### WRITTEN PROBLEM:
Starting at the first line of the data, please print exactly those lines through the one that holds "color='#ff0000', markeredgewidth=0, label='S6", omitting every picture.

### RECORDS TO PROCESS:
(begin)

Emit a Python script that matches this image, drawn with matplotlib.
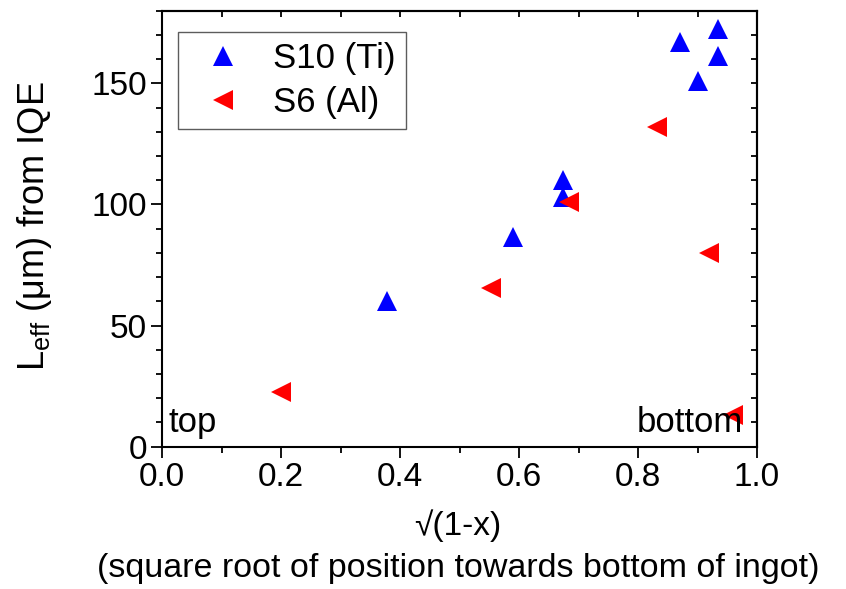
import matplotlib
matplotlib.use("Agg")
import matplotlib.pyplot as plt
from matplotlib.ticker import MultipleLocator, NullFormatter, FormatStrFormatter

plt.rcParams['font.family'] = ['Liberation Sans', 'DejaVu Sans']
plt.rcParams['mathtext.default'] = 'regular'

# S10 (Ti) samples
s10_x = [0.378, 0.590, 0.673, 0.673, 0.870, 0.900, 0.934, 0.934]
s10_y = [60, 86.5, 110, 103, 167, 151, 172.5, 161.5]

# S6 (Al) samples
s6_x = [0.199, 0.552, 0.684, 0.832, 0.920, 0.959]
s6_y = [22.5, 65.5, 101, 132, 80, 13]

W, H = 846, 589
fig = plt.figure(figsize=(W / 100, H / 100), dpi=100)
ax = fig.add_axes([162.3 / W, 1 - 446.7 / H, (757 - 162.3) / W, (446.7 - 10.7) / H])

ax.plot(s10_x, s10_y, linestyle='none', marker='^', markersize=14,
        color='#0000ff', markeredgewidth=0, label='S10 (Ti)')
ax.plot(s6_x, s6_y, linestyle='none', marker='<', markersize=14,
        color='#ff0000', markeredgewidth=0, label='S6 (Al)')

ax.set_xlim(0, 1.0)
ax.set_ylim(0, 180)
ax.xaxis.set_major_locator(MultipleLocator(0.2))
ax.xaxis.set_minor_locator(MultipleLocator(0.1))
ax.yaxis.set_major_locator(MultipleLocator(50))
ax.yaxis.set_minor_locator(MultipleLocator(10))
ax.xaxis.set_major_formatter(FormatStrFormatter('%.1f'))

for s in ax.spines.values():
    s.set_linewidth(1.5)

ax.tick_params(which='major', direction='out', length=8, width=1.3,
               labelsize=24, pad=3)
ax.tick_params(which='minor', direction='out', length=4.5, width=1.3)

# mirrored inward ticks on top and right
top = ax.secondary_xaxis('top')
top.xaxis.set_major_locator(MultipleLocator(0.1))
top.xaxis.set_major_formatter(NullFormatter())
top.tick_params(direction='in', length=4.5, width=1.3)
top.spines['top'].set_linewidth(1.5)
right = ax.secondary_yaxis('right')
right.yaxis.set_major_locator(MultipleLocator(10))
right.yaxis.set_major_formatter(NullFormatter())
right.tick_params(direction='in', length=4.5, width=1.3)
right.spines['right'].set_linewidth(1.5)

fig.text(35 / W, 1 - 226.5 / H, 'L$_{eff}$ (\u03bcm) from IQE', rotation=90,
         ha='center', va='center', fontsize=26)
fig.text(458 / W, 1 - 526 / H, '\u221a(1-x)', ha='center', va='center',
         fontsize=24)
fig.text(458 / W, 1 - 569 / H, '(square root of position towards bottom of ingot)',
         ha='center', va='center', fontsize=24.5)

ax.text(0.0096, 0.034, 'top', transform=ax.transAxes, fontsize=25,
        ha='left', va='baseline')
ax.text(0.976, 0.034, 'bottom', transform=ax.transAxes, fontsize=25,
        ha='right', va='baseline')

leg = ax.legend(loc='upper left', bbox_to_anchor=((178 - 162.3) / 595, 1 - (32 - 10.7) / 436),
                fontsize=25, frameon=True, fancybox=False, edgecolor='#333333',
                handletextpad=0.45, borderpad=0.3, labelspacing=0.3,
                handlelength=2.0, borderaxespad=0)
leg.get_frame().set_linewidth(1.0)

fig.savefig('out.png', dpi=100)
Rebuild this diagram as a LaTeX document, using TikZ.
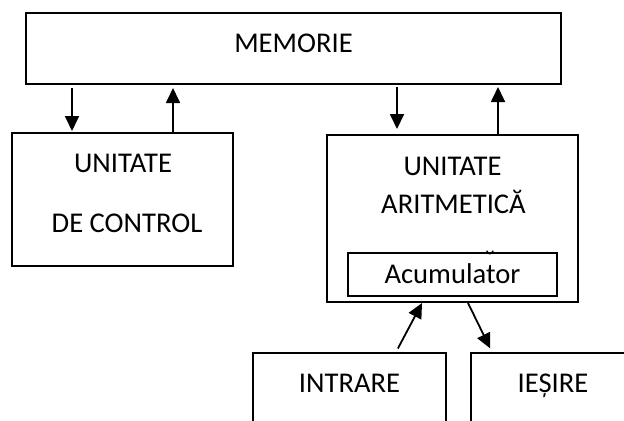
\documentclass[tikz,border=0pt]{standalone}
\usepackage{fontspec}
\setmainfont{Carlito}
\usetikzlibrary{arrows.meta}
\begin{document}
\begin{tikzpicture}[x=0.5pt,y=-0.5pt,font=\fontsize{14.3}{17}\selectfont]
\tikzstyle{box} = [draw, line width=1pt, rectangle, inner sep=0pt] % block frame
\tikzstyle{txt} = [inner sep=0pt, anchor=base] % block caption
\tikzstyle{arr} = [line width=0.9pt, -{Triangle[length=7.5pt,width=7pt]}] % data flow
\useasboundingbox (0,0) rectangle (624,420);
\clip (0,0) rectangle (624,420); % lower blocks run past the page edge
% blocks
\node[box, minimum width=267.5pt, minimum height=35.5pt] (mem) at (293.5,48.5) {};
\node[box, minimum width=110.5pt, minimum height=66.5pt] (ctl) at (122.5,199.5) {};
\node[box, minimum width=125.5pt, minimum height=83.5pt] (alu) at (452.5,218.5) {};
\node[box, minimum width=104.5pt, minimum height=21.5pt] (acc) at (452.5,274.5) {};
\node[box, minimum width=96.5pt, minimum height=53.5pt] (in) at (349.5,406.5) {};
\node[box, minimum width=84.5pt, minimum height=53.5pt] (out) at (555.5,406.5) {};
% captions
\node[txt] (memT) at (293.5,52) {MEMORIE};
\node[txt] (ctlT1) at (123,172) {UNITATE};
\node[txt] (ctlT2) at (127,232) {DE CONTROL};
\node[txt] (aluT1) at (452.5,175) {UNITATE};
\node[txt] (aluT2) at (453.5,213) {ARITMETICĂ};
\node[inner sep=0pt] (aluT3) at (490,261) {˘};
\node[txt] (accT) at (452.5,283) {Acumulator};
\node[txt] (inT) at (349.5,392) {INTRARE};
\node[txt] (outT) at (553,392) {IEȘIRE};
% columns of the vertical arrows
\coordinate (c1) at (72,0);
\coordinate (c2) at (173,0);
\coordinate (c3) at (397,0);
\coordinate (c4) at (498,0);
\draw[arr, shorten <=1.5pt, shorten >=0.5pt] (mem.south -| c1) -- (ctl.north -| c1);
\draw[arr, shorten >=1.5pt] (ctl.north -| c2) -- (mem.south -| c2);
\draw[arr, shorten <=1pt, shorten >=2.5pt] (mem.south -| c3) -- (alu.north -| c3);
\draw[arr, shorten >=1pt] (alu.north -| c4) -- (mem.south -| c4);
% input / output
\draw[arr, shorten <=2pt] ([xshift=72pt]in.north west) -- ([xshift=48pt]alu.south west);
\draw[arr, shorten >=2pt] ([xshift=71pt]alu.south west) -- ([xshift=11pt]out.north west);
\end{tikzpicture}
\end{document}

(end)

### RESPONSE TO THE TASK:
Emit a Python script that matches this image, drawn with matplotlib.
import matplotlib
matplotlib.use("Agg")
import matplotlib.pyplot as plt
from matplotlib.ticker import MultipleLocator, NullFormatter, FormatStrFormatter

plt.rcParams['font.family'] = ['Liberation Sans', 'DejaVu Sans']
plt.rcParams['mathtext.default'] = 'regular'

# S10 (Ti) samples
s10_x = [0.378, 0.590, 0.673, 0.673, 0.870, 0.900, 0.934, 0.934]
s10_y = [60, 86.5, 110, 103, 167, 151, 172.5, 161.5]

# S6 (Al) samples
s6_x = [0.199, 0.552, 0.684, 0.832, 0.920, 0.959]
s6_y = [22.5, 65.5, 101, 132, 80, 13]

W, H = 846, 589
fig = plt.figure(figsize=(W / 100, H / 100), dpi=100)
ax = fig.add_axes([162.3 / W, 1 - 446.7 / H, (757 - 162.3) / W, (446.7 - 10.7) / H])

ax.plot(s10_x, s10_y, linestyle='none', marker='^', markersize=14,
        color='#0000ff', markeredgewidth=0, label='S10 (Ti)')
ax.plot(s6_x, s6_y, linestyle='none', marker='<', markersize=14,
        color='#ff0000', markeredgewidth=0, label='S6 (Al)')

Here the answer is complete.